Katherine
- Author: Anchee Min
- Publisher: Riverhead Books (US) Hamish Hamilton (UK)
- Publication date: 1995
- ISBN: 978-1-57322-005-7 (US edition)

= Katherine (Min novel) =

Novel by Anchee Min

Katherine (ISBN 1-57322-005-1) is the first novel by Anchee Min. It was published by Riverhead Books in 1995.

==Background==
The novel was originally written in English and was not translated from another language. Min stated that she could not properly convey her feelings in Chinese.

==Plot summary==
Six years after the death of Mao, the People's Republic of China opens its doors to learn how to integrate into the larger world. The title character, a thirty-six-year-old English teacher in Shanghai, learns a great deal of Chinese culture from interacting with her students in and out of class.

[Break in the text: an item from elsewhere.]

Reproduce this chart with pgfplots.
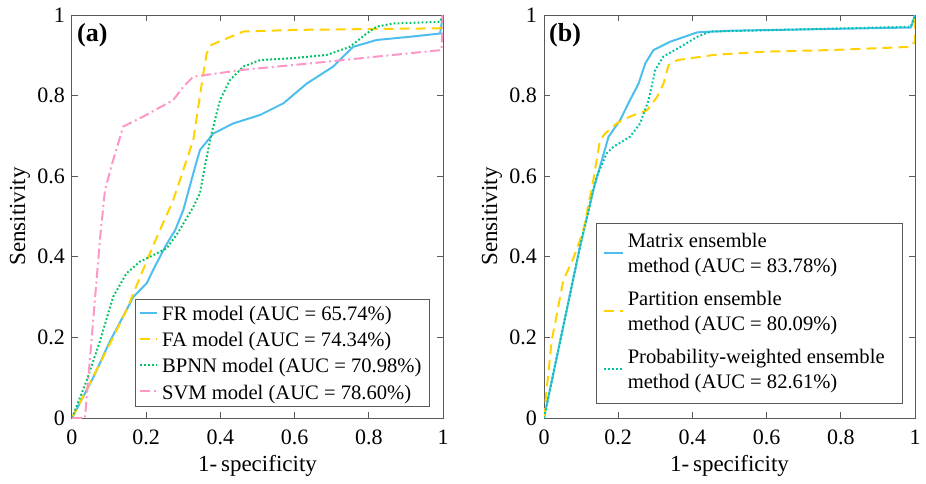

The narrator of the novel, twenty-nine-year-old Zebra Wong, is one of the students who eventually helps her adopt a Chinese girl, Little Rabbit. However, the principal of the school Katherine teaches at, Mr. Han, becomes suspicious of Katherine's after-class activities and, with the help of Katherine's student and spurned lover Lion Head, seizes upon her "corrupting Western influence" to call for her dismissal. Katherine appeals to the U.S. consul in Shanghai, but she is returned to America. She maintains contact with Zebra and tries to make arrangements for her and Little Rabbit to come to the United States as well.

==Reception==
In 2000, the Chicago Tribune stated that the reviews of the book tended to be "cool" (meaning negative).

A review in Publishers Weekly found the novel to be poorer than Min's first book, the memoir Red Azalea.

The book was banned in China.

At one point Oprah Winfrey bought the rights to make a film of this book.